Bij de saneringsaanpak 'open ontgraving' tot niveau terugsaneerwaarde (artikel 3.1.2 van de Regeling) moeten altijd monsters genomen van de putbodem en voor zover de ontgraving beëindigd is binnen de grenzen van de BUS-saneringslocatie, ook van de putwand(en). Dit is ter verificatie of de terugsaneerwaarde is bereikt binnen de BUS-saneringslocatie. Echter, op de grens van de BUS-saneringslocatie zijn geen controlemonsters nodig. Immers, binnen BUS is het toegestaan om binnen de categorie 'immobiel' een deelsanering uit te voeren waarbij de saneringslocatie vaak het te ontwikkelen projectgebied betreft. Monsters nemen van de putwanden op de grens van de saneringslocatie (en/of tevens perceelsgrens) is dus vanuit BUS binnen de categorie 'immobiel' niet verplicht.

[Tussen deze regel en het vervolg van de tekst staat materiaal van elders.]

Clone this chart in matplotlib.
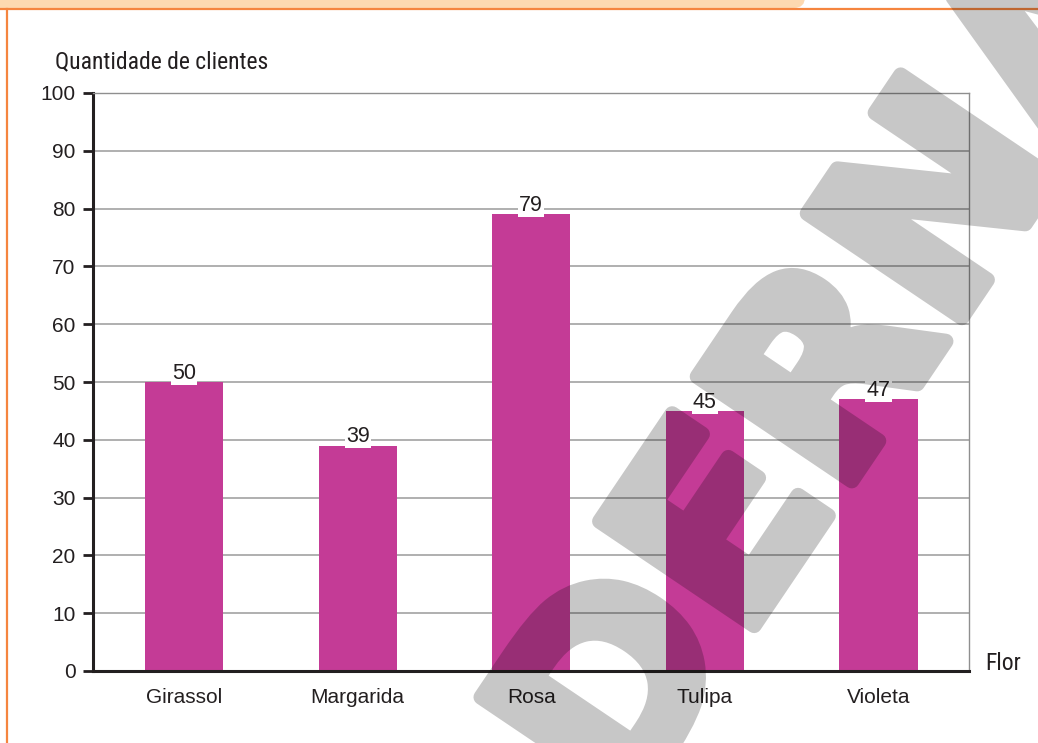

Ja, sinds 15 juli 2011 is het voor alle BUS-categorieën mogelijk om een sanering van een aaneengesloten verontreiniging op percelen van meerdere eigenaren of erfpachters via 1 melding uit te voeren. Het meldingsformulier moet met deze wijziging wel worden ondertekend door alle eigenaren of erfpachters van de percelen die bij de saneringslocatie horen. Dit is om kenbaar te maken dat de saneerder gemachtigd is om de sanering ook op het perceel van de eigenaren uit te voeren.
Binnen de categorie 'mobiel' geldt wel dat een sanering van een op zichzelf staande mobiele verontreinigingssituatie in zijn geheel gesaneerd moet worden. Tenzij sprake is van plaatsen die om civieltechnische redenen niet bereikt kunnen worden met in te zetten technieken en voorzieningen. Een voorbeeld hiervan is een olieverontreiniging bij een benzinestation waarbij een (klein) deel van de verontreiniging zich op openbaar terrein bevindt en ook wordt meegenomen met de sanering.
BUS-meldingen hoeven sinds 1 februari 2013 niet meer te worden geregistreerd in het kader van de Wkpb. Dat is geregeld door de Aanpassingswet Wbb. BUS-meldingen zijn meestal van relatief korte duur zijn en het registreren en weer verwijderen van de registratie zou voor overbodige administratieve lasten zorgen.
Als er sprake is van nazorg, moet de registratie van een BUS-evaluatieverslag nog wel plaatsvinden in het kader van de Wkpb. Het besluit tot instemming met het evaluatieverslag van een uniforme sanering is bij nazorg als beperkingenbesluit aangewezen. Hiervan is sprake bij het in stand houden van een aangebrachte isolatielaag (saneringsaanpak als bedoeld in artikel 3 eerste lid onder c of een combinatie van de saneringsaanpakken bedoeld in artikel 3, lid 1, onder b en c van het BUS).